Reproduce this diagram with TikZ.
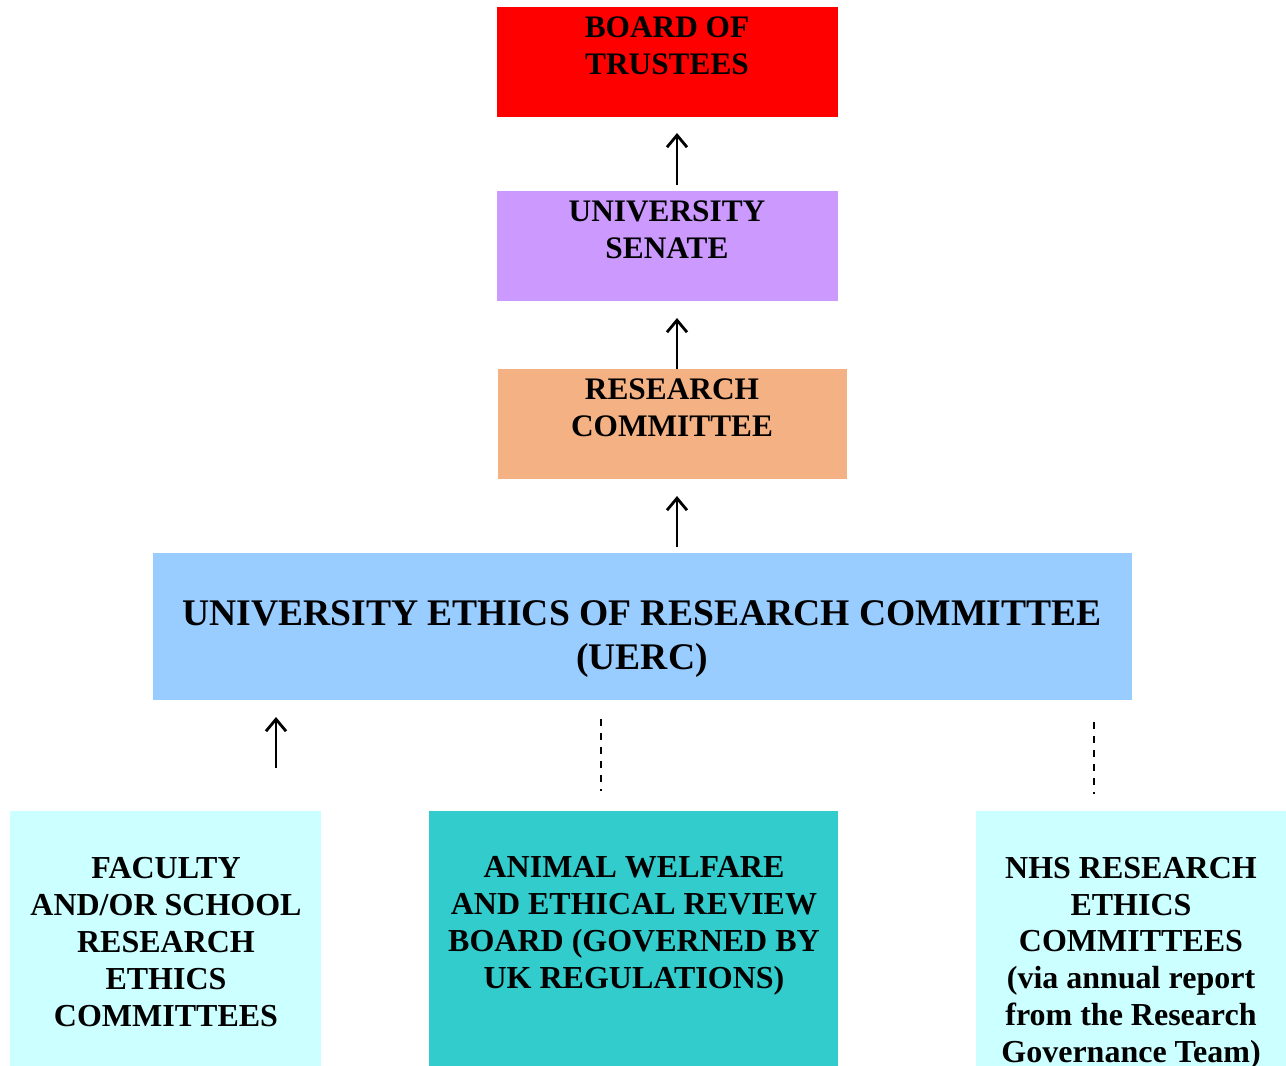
\documentclass[tikz,border=0pt]{standalone}
\usepackage{fontspec}
\setmainfont{Liberation Serif}
\usetikzlibrary{arrows.meta}
\definecolor{cred}{HTML}{FF0000}
\definecolor{cpurple}{HTML}{CC99FF}
\definecolor{corange}{HTML}{F4B183}
\definecolor{cblue}{HTML}{99CCFF}
\definecolor{ccyan}{HTML}{CCFFFF}
\definecolor{cteal}{HTML}{33CCCC}
\tikzset{
  box/.style={draw=none, inner sep=0pt, anchor=north west},
  lbl/.style={inner sep=0pt, align=center, font=\bfseries\fontsize{23.5}{27.5}\selectfont},
  biglbl/.style={inner sep=0pt, align=center, font=\bfseries\fontsize{28.2}{33}\selectfont},
  botlbl/.style={inner sep=0pt, align=center, font=\bfseries\fontsize{24}{27.6}\selectfont},
  uparrow/.style={line width=2.1pt, -{Straight Barb[length=9pt,width=15pt,line width=2.1pt]}},
  dashline/.style={line width=1.1pt, dash pattern=on 5.5pt off 5pt},
}
\begin{document}
\begin{tikzpicture}[x=0.75pt,y=-0.75pt]
\useasboundingbox (0,0) rectangle (1286,1065);
\clip (0,0) rectangle (1286,1065);
% boxes
\node[box, fill=cred, minimum width=341*0.75pt, minimum height=110*0.75pt] (board) at (497,7) {};
\node[box, fill=cpurple, minimum width=341*0.75pt, minimum height=110*0.75pt] (senate) at (497,191) {};
\node[box, fill=corange, minimum width=349*0.75pt, minimum height=110*0.75pt] (research) at (498,369) {};
\node[box, fill=cblue, minimum width=979*0.75pt, minimum height=147*0.75pt] (uerc) at (153,553) {};
\node[box, fill=ccyan, minimum width=311*0.75pt, minimum height=260*0.75pt] (faculty) at (10,811) {};
\node[box, fill=cteal, minimum width=409*0.75pt, minimum height=260*0.75pt] (animal) at (429,811) {};
\node[box, fill=ccyan, minimum width=320*0.75pt, minimum height=260*0.75pt] (nhs) at (976,811) {};
% labels
\node[lbl] (boardt) at (667,46) {BOARD OF\\TRUSTEES};
\node[lbl] (senatet) at (667,230) {UNIVERSITY\\SENATE};
\node[lbl] (researcht) at (672,408) {RESEARCH\\COMMITTEE};
\node[biglbl] (uerct) at (642,639) {UNIVERSITY ETHICS OF RESEARCH COMMITTEE\\(UERC)};
\node[botlbl] (facultyt) at (166,942) {FACULTY\\AND/OR SCHOOL\\RESEARCH\\ETHICS\\COMMITTEES};
\node[botlbl] (animalt) at (634,926) {ANIMAL WELFARE\\AND ETHICAL REVIEW\\BOARD (GOVERNED BY\\UK REGULATIONS)};
\node[botlbl] (nhst) at (1131,963) {NHS RESEARCH\\ETHICS\\COMMITTEES\\(via annual report\\from the Research\\Governance Team)};
% arrow end coordinates
\coordinate (a1s) at (677,185); \coordinate (a1e) at (677,133);
\coordinate (a2s) at (677,369); \coordinate (a2e) at (677,318);
\coordinate (a3s) at (677,547); \coordinate (a3e) at (677,496);
\coordinate (a4s) at (276,768); \coordinate (a4e) at (276,717);
\coordinate (d1s) at (601,719); \coordinate (d1e) at (601,791);
\coordinate (d2s) at (1094,722); \coordinate (d2e) at (1094,794);
\draw[uparrow] (a1s) -- (a1e);
\draw[uparrow] (a2s) -- (a2e);
\draw[uparrow] (a3s) -- (a3e);
\draw[uparrow] (a4s) -- (a4e);
\draw[dashline] (d1s) -- (d1e);
\draw[dashline] (d2s) -- (d2e);
\end{tikzpicture}
\end{document}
----------------
GIVEN EXERCISE:
Print each line of the material above exactly, with the pictures removed from your copy.

TASK ANSWER:
Reproduce this diagram with TikZ.
\documentclass[tikz,border=0pt]{standalone}
\usepackage{fontspec}
\setmainfont{Liberation Serif}
\usetikzlibrary{arrows.meta}
\definecolor{cred}{HTML}{FF0000}
\definecolor{cpurple}{HTML}{CC99FF}
\definecolor{corange}{HTML}{F4B183}
\definecolor{cblue}{HTML}{99CCFF}
\definecolor{ccyan}{HTML}{CCFFFF}
\definecolor{cteal}{HTML}{33CCCC}
\tikzset{
  box/.style={draw=none, inner sep=0pt, anchor=north west},
  lbl/.style={inner sep=0pt, align=center, font=\bfseries\fontsize{23.5}{27.5}\selectfont},
  biglbl/.style={inner sep=0pt, align=center, font=\bfseries\fontsize{28.2}{33}\selectfont},
  botlbl/.style={inner sep=0pt, align=center, font=\bfseries\fontsize{24}{27.6}\selectfont},
  uparrow/.style={line width=2.1pt, -{Straight Barb[length=9pt,width=15pt,line width=2.1pt]}},
  dashline/.style={line width=1.1pt, dash pattern=on 5.5pt off 5pt},
}
\begin{document}
\begin{tikzpicture}[x=0.75pt,y=-0.75pt]
\useasboundingbox (0,0) rectangle (1286,1065);
\clip (0,0) rectangle (1286,1065);
% boxes
\node[box, fill=cred, minimum width=341*0.75pt, minimum height=110*0.75pt] (board) at (497,7) {};
\node[box, fill=cpurple, minimum width=341*0.75pt, minimum height=110*0.75pt] (senate) at (497,191) {};
\node[box, fill=corange, minimum width=349*0.75pt, minimum height=110*0.75pt] (research) at (498,369) {};
\node[box, fill=cblue, minimum width=979*0.75pt, minimum height=147*0.75pt] (uerc) at (153,553) {};
\node[box, fill=ccyan, minimum width=311*0.75pt, minimum height=260*0.75pt] (faculty) at (10,811) {};
\node[box, fill=cteal, minimum width=409*0.75pt, minimum height=260*0.75pt] (animal) at (429,811) {};
\node[box, fill=ccyan, minimum width=320*0.75pt, minimum height=260*0.75pt] (nhs) at (976,811) {};
% labels
\node[lbl] (boardt) at (667,46) {BOARD OF\\TRUSTEES};
\node[lbl] (senatet) at (667,230) {UNIVERSITY\\SENATE};
\node[lbl] (researcht) at (672,408) {RESEARCH\\COMMITTEE};
\node[biglbl] (uerct) at (642,639) {UNIVERSITY ETHICS OF RESEARCH COMMITTEE\\(UERC)};
\node[botlbl] (facultyt) at (166,942) {FACULTY\\AND/OR SCHOOL\\RESEARCH\\ETHICS\\COMMITTEES};
\node[botlbl] (animalt) at (634,926) {ANIMAL WELFARE\\AND ETHICAL REVIEW\\BOARD (GOVERNED BY\\UK REGULATIONS)};
\node[botlbl] (nhst) at (1131,963) {NHS RESEARCH\\ETHICS\\COMMITTEES\\(via annual report\\from the Research\\Governance Team)};
% arrow end coordinates
\coordinate (a1s) at (677,185); \coordinate (a1e) at (677,133);
\coordinate (a2s) at (677,369); \coordinate (a2e) at (677,318);
\coordinate (a3s) at (677,547); \coordinate (a3e) at (677,496);
\coordinate (a4s) at (276,768); \coordinate (a4e) at (276,717);
\coordinate (d1s) at (601,719); \coordinate (d1e) at (601,791);
\coordinate (d2s) at (1094,722); \coordinate (d2e) at (1094,794);
\draw[uparrow] (a1s) -- (a1e);
\draw[uparrow] (a2s) -- (a2e);
\draw[uparrow] (a3s) -- (a3e);
\draw[uparrow] (a4s) -- (a4e);
\draw[dashline] (d1s) -- (d1e);
\draw[dashline] (d2s) -- (d2e);
\end{tikzpicture}
\end{document}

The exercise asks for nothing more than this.